Hunger and Homelessness Week: Sleep Out in North Plaza
North Plaza became a camp out site Wednesday night for NOVA and GMU students. They spent the night on flattened cardboard boxes, huddled in their sleeping bags, under makeshift cardboard huts held together with duct tape.
“The purpose was to raise awareness for the homeless and hunger victims,” said Mikael Manneklint, an international student from Sweden.
The sleepover was just one of many other events that were part of Hunger and Homelessness Action Week, sponsored by GMU Campus Ministry Association.
“The whole week there were events to raise awareness and do practical things to help out. The event was to sleep outside and raise awareness,” said senior Heleena Winter, who participated in the sleep-out.
According to the association’s website, the purpose of Action Week is “to provide opportunities for every member of the GMU community to take action on behalf of the millions of people around the world and right here in Fairfax who go without the most basic necessities of human life.”

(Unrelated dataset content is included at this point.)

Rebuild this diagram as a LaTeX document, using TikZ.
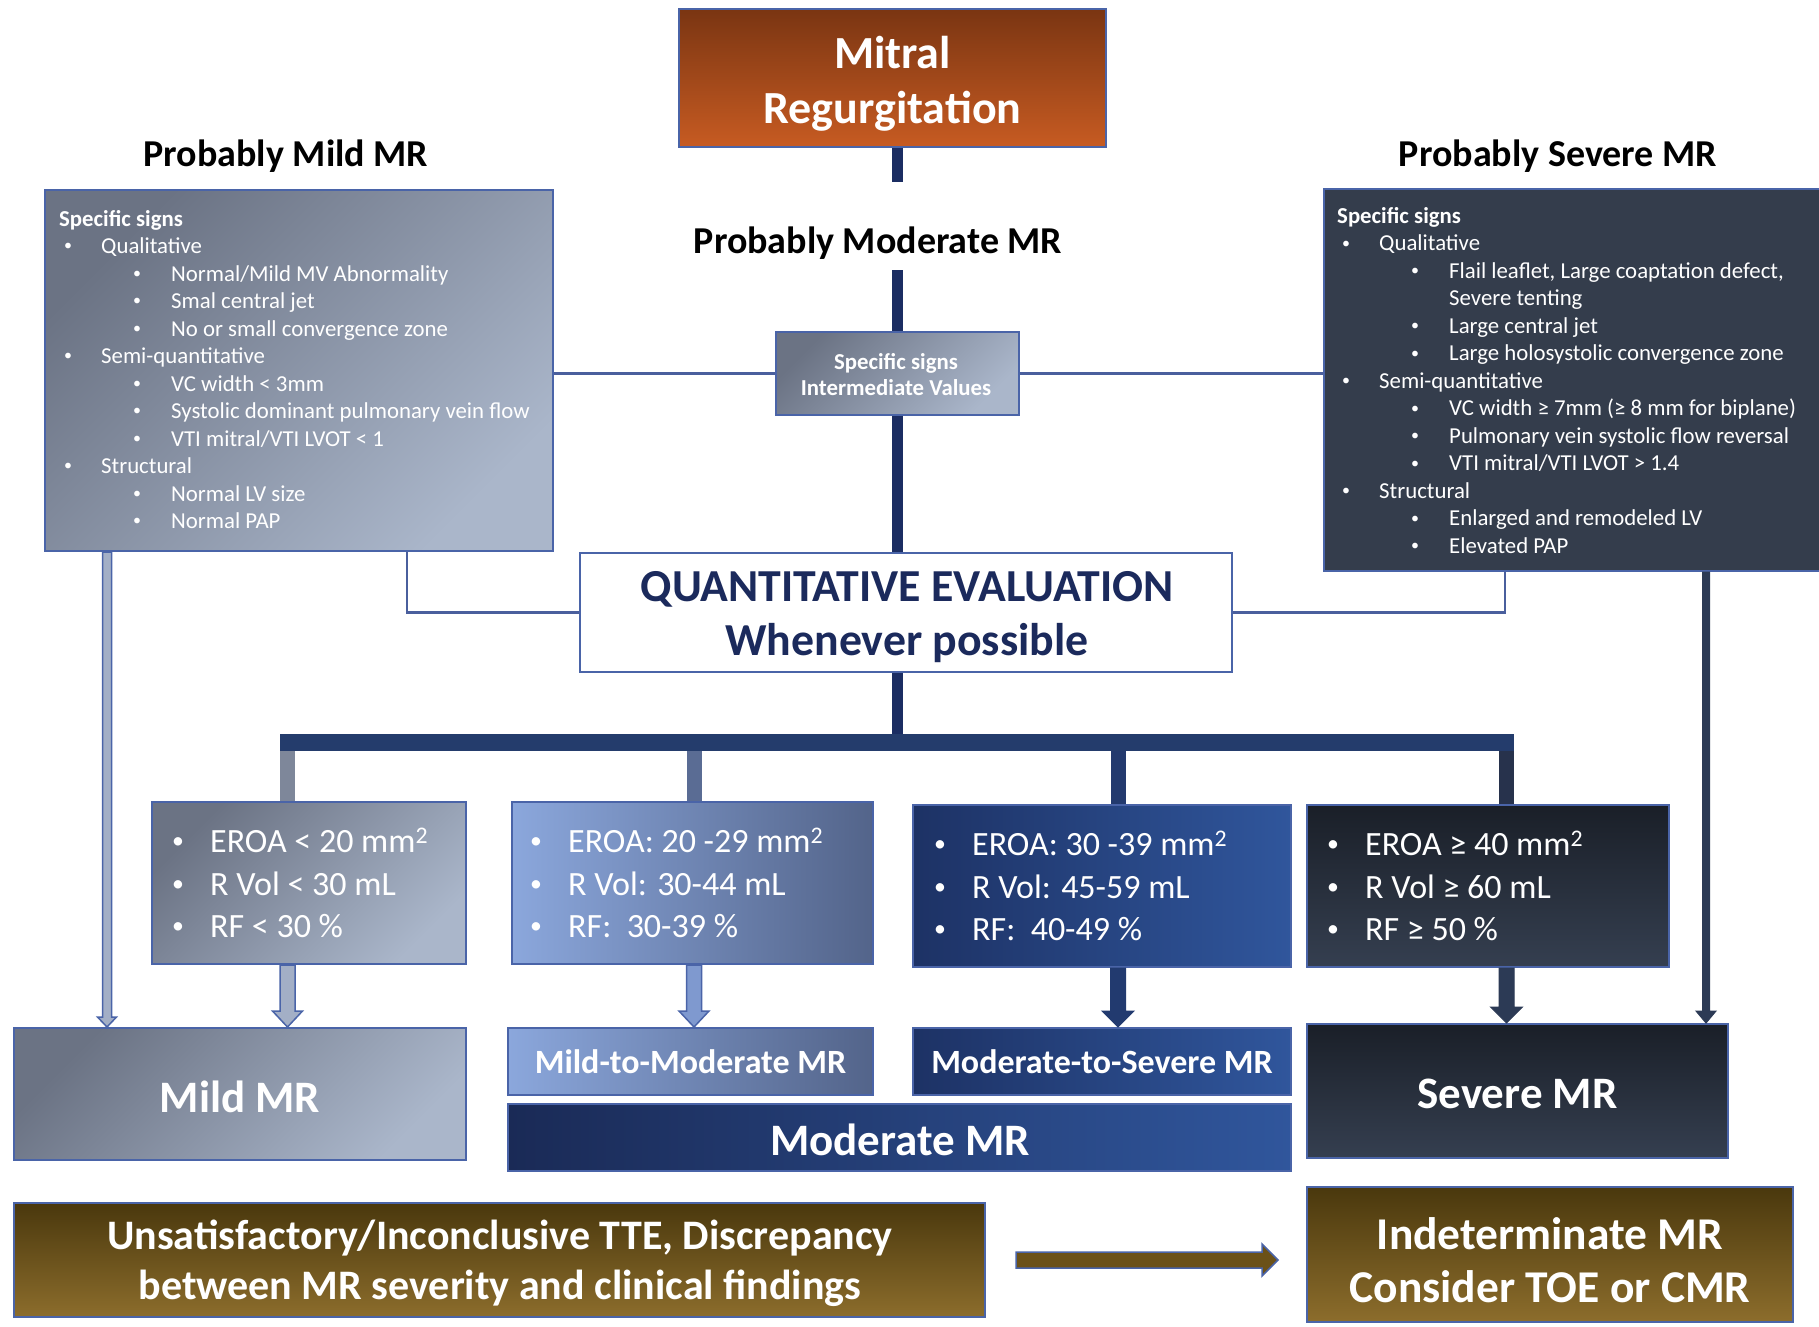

The students at the sleep-out were from different Christian ministries. Two were from Catholic Campus Ministries, and the rest, about 15 students, belonged to Crossroads, the college student ministry of Sovereign Grace Church in Fairfax.
The sleep-out allowed participants to actually spend a night as the homeless do: outside in extreme temperatures, on the hard pavement and without shelter.
“A lot of people were really curious about why we were out there and what we were doing,” Winter said. “It is really rough sleeping outside. The cold wakes you up, and you just don’t sleep well. We had luxury living because we had boxes and hot chocolate… but even with what we had it was still really rough.”
A group from the Christian campus ministry, InterVarsity, had eaten lunch with the homeless in DC earlier that day.
“It was a really good follow-up to going down to DC. We sat and ate lunch with them and brought two bagged lunches each, and just sat with them and listened to their stories. Having had those conversations and then sleeping outside, it really helped me take what they had told us and then experience it to a small degree,” Winter said.
The students gathered in North Plaza around 9 p.m. and constructed cardboard shacks with duct tape to keep out the cold. Most got to sleep around 2 a.m.,then they packed up and left by 7 a.m.
“We were all cold and tired together,” Winter said. “I think it would have been really hard to do it by myself. We had some really good conversations about what does it take to get people off the street.”